======== SUPPLIED MATERIAL
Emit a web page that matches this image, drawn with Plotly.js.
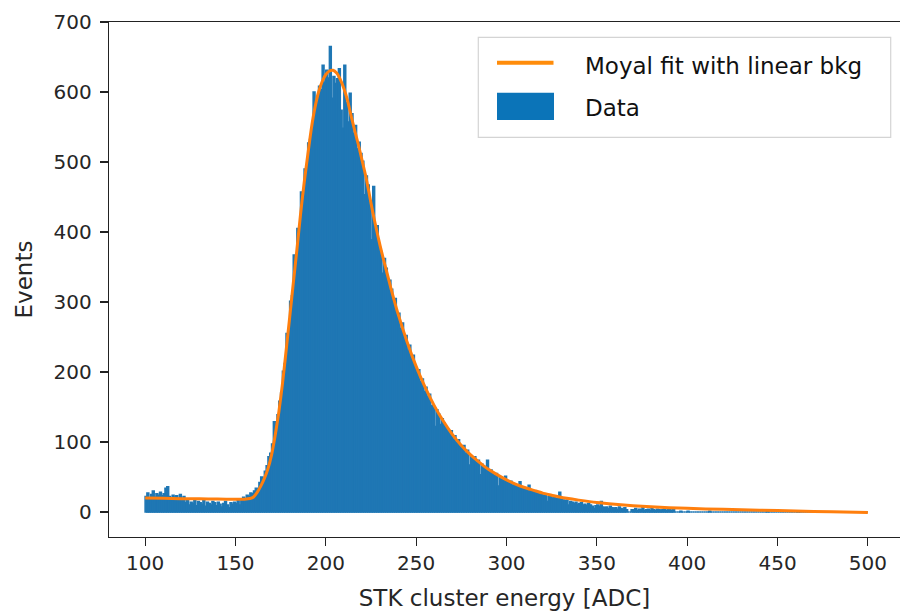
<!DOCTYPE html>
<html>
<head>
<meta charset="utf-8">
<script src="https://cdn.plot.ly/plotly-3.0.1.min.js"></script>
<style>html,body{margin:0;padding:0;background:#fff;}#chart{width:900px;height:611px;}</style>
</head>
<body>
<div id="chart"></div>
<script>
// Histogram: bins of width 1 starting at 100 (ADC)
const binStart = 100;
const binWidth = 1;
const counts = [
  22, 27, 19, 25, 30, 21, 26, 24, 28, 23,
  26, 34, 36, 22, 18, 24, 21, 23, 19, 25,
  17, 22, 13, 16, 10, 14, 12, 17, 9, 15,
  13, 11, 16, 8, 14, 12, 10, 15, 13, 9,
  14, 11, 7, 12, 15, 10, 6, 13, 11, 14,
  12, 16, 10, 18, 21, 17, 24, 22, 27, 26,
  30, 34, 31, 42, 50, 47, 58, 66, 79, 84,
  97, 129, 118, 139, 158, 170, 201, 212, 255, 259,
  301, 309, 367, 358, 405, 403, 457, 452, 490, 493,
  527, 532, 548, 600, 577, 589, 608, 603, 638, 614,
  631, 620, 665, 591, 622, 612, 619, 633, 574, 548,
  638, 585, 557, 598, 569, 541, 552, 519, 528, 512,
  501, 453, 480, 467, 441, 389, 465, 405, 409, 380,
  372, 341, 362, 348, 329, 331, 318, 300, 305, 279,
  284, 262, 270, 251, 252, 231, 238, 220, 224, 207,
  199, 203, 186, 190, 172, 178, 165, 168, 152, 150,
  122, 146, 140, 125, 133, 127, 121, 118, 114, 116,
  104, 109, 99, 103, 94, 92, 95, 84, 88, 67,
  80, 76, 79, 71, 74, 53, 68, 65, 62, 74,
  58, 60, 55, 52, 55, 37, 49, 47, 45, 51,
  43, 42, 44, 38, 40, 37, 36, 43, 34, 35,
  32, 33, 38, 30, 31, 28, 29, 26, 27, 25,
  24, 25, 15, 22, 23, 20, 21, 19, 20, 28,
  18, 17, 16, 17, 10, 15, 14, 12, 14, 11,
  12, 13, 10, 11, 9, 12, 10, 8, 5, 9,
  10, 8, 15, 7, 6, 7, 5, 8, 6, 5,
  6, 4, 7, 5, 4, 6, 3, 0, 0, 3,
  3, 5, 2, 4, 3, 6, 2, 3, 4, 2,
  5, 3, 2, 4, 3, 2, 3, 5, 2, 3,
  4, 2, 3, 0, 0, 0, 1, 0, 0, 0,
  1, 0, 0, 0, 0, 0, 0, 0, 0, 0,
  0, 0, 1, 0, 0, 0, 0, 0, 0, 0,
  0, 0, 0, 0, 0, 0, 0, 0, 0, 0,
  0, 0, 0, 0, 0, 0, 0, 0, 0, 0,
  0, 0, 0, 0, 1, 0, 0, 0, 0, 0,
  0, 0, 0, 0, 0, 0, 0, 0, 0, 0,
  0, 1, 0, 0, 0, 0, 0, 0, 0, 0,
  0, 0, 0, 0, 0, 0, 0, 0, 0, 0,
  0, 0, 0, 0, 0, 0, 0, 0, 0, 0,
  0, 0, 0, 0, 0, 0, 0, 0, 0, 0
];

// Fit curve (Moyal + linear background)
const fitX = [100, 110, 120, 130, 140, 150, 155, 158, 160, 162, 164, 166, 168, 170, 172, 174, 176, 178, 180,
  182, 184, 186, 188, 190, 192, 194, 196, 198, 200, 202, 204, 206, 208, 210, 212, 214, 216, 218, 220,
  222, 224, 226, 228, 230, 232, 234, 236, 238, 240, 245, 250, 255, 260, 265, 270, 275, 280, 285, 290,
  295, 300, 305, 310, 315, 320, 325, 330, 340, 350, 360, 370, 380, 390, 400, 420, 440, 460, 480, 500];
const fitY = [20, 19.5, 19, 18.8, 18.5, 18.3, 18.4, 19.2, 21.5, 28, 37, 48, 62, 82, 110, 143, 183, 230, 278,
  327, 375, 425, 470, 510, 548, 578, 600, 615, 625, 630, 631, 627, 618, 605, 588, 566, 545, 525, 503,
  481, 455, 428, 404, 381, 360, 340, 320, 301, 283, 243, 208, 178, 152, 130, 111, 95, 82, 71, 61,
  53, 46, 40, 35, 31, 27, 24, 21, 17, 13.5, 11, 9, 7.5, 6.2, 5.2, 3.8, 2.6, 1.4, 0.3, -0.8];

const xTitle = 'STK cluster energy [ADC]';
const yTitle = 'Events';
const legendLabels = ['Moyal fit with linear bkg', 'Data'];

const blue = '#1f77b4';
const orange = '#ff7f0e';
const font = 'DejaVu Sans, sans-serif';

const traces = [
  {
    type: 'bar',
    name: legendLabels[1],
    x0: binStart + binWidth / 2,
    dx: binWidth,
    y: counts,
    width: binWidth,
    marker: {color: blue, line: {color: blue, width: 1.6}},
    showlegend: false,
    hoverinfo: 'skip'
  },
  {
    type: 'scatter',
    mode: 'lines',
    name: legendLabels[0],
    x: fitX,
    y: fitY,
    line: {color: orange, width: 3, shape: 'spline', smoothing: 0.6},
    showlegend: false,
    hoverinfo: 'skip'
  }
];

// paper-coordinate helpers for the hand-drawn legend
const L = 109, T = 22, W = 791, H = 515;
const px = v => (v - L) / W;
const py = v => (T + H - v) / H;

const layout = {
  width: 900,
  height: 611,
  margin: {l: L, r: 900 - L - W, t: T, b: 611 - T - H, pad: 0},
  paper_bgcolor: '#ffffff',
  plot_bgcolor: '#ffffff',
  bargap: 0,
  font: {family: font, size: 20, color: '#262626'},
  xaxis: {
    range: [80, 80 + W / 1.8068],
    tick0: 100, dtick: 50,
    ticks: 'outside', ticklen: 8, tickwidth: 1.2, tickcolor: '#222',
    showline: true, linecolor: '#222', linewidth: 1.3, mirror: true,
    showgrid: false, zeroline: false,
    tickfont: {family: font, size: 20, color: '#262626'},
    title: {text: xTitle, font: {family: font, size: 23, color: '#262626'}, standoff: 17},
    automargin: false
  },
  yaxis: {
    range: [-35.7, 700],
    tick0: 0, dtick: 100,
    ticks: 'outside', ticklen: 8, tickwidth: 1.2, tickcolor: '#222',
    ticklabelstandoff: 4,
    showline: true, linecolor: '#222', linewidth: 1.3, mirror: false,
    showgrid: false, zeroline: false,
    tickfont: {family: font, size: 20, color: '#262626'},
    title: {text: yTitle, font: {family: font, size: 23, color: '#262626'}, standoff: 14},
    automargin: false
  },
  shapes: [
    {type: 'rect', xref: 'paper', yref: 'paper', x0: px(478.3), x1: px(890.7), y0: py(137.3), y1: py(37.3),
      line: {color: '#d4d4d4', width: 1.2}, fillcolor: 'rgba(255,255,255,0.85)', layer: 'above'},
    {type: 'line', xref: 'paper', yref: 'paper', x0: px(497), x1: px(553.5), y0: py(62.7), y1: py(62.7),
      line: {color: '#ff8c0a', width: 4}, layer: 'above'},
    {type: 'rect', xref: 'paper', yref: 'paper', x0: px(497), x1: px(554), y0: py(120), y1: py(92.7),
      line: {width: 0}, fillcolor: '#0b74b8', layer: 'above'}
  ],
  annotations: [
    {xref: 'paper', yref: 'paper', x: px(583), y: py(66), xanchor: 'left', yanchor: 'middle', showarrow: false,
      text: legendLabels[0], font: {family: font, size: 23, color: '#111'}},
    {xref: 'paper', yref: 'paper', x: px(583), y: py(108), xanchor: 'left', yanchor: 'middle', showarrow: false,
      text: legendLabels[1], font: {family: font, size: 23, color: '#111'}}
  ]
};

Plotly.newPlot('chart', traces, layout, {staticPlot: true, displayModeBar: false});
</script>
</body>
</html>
================
======== SUPPLIED MATERIAL
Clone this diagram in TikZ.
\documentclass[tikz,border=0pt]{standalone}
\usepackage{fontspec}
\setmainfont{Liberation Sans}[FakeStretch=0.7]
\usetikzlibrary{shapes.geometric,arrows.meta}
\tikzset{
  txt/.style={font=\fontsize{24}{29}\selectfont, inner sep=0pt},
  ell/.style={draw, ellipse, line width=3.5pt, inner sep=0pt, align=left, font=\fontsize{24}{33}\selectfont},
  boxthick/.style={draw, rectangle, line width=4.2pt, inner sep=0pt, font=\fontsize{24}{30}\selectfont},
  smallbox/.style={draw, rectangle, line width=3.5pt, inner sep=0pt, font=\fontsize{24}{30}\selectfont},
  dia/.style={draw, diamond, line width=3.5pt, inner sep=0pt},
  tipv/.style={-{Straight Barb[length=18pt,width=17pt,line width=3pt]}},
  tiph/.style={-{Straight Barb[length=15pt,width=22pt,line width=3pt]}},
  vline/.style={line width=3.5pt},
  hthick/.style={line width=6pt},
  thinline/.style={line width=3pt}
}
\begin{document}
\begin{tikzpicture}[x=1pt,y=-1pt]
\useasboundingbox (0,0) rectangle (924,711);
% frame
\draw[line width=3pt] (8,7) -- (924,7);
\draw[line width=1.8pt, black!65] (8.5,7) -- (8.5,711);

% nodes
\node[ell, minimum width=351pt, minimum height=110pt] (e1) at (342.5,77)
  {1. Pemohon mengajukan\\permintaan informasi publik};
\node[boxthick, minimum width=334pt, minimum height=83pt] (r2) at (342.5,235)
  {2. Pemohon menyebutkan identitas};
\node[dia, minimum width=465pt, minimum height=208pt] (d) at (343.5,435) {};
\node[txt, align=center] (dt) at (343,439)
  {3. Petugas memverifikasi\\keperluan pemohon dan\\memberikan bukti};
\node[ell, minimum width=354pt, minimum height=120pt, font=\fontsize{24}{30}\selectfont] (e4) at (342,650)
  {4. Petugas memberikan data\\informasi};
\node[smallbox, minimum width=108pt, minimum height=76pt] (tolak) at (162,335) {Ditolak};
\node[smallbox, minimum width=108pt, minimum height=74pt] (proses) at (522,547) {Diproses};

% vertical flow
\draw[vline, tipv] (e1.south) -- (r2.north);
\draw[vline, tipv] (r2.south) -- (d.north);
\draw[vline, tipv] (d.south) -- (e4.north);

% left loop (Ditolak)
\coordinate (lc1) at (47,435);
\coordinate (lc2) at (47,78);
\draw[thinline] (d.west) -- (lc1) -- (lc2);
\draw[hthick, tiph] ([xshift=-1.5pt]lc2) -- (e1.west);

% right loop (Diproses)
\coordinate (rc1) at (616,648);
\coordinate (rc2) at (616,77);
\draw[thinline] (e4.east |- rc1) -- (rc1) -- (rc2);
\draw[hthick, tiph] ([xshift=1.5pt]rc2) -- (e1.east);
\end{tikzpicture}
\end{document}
================
- **AIM**
From the records above, quote only the lines running from the line with "Clone this diagram in TikZ." to the line with "(d.south) -- (e4.north);", both lines included.

- **IN RESPONSE**
Clone this diagram in TikZ.
\documentclass[tikz,border=0pt]{standalone}
\usepackage{fontspec}
\setmainfont{Liberation Sans}[FakeStretch=0.7]
\usetikzlibrary{shapes.geometric,arrows.meta}
\tikzset{
  txt/.style={font=\fontsize{24}{29}\selectfont, inner sep=0pt},
  ell/.style={draw, ellipse, line width=3.5pt, inner sep=0pt, align=left, font=\fontsize{24}{33}\selectfont},
  boxthick/.style={draw, rectangle, line width=4.2pt, inner sep=0pt, font=\fontsize{24}{30}\selectfont},
  smallbox/.style={draw, rectangle, line width=3.5pt, inner sep=0pt, font=\fontsize{24}{30}\selectfont},
  dia/.style={draw, diamond, line width=3.5pt, inner sep=0pt},
  tipv/.style={-{Straight Barb[length=18pt,width=17pt,line width=3pt]}},
  tiph/.style={-{Straight Barb[length=15pt,width=22pt,line width=3pt]}},
  vline/.style={line width=3.5pt},
  hthick/.style={line width=6pt},
  thinline/.style={line width=3pt}
}
\begin{document}
\begin{tikzpicture}[x=1pt,y=-1pt]
\useasboundingbox (0,0) rectangle (924,711);
% frame
\draw[line width=3pt] (8,7) -- (924,7);
\draw[line width=1.8pt, black!65] (8.5,7) -- (8.5,711);

% nodes
\node[ell, minimum width=351pt, minimum height=110pt] (e1) at (342.5,77)
  {1. Pemohon mengajukan\\permintaan informasi publik};
\node[boxthick, minimum width=334pt, minimum height=83pt] (r2) at (342.5,235)
  {2. Pemohon menyebutkan identitas};
\node[dia, minimum width=465pt, minimum height=208pt] (d) at (343.5,435) {};
\node[txt, align=center] (dt) at (343,439)
  {3. Petugas memverifikasi\\keperluan pemohon dan\\memberikan bukti};
\node[ell, minimum width=354pt, minimum height=120pt, font=\fontsize{24}{30}\selectfont] (e4) at (342,650)
  {4. Petugas memberikan data\\informasi};
\node[smallbox, minimum width=108pt, minimum height=76pt] (tolak) at (162,335) {Ditolak};
\node[smallbox, minimum width=108pt, minimum height=74pt] (proses) at (522,547) {Diproses};

% vertical flow
\draw[vline, tipv] (e1.south) -- (r2.north);
\draw[vline, tipv] (r2.south) -- (d.north);
\draw[vline, tipv] (d.south) -- (e4.north);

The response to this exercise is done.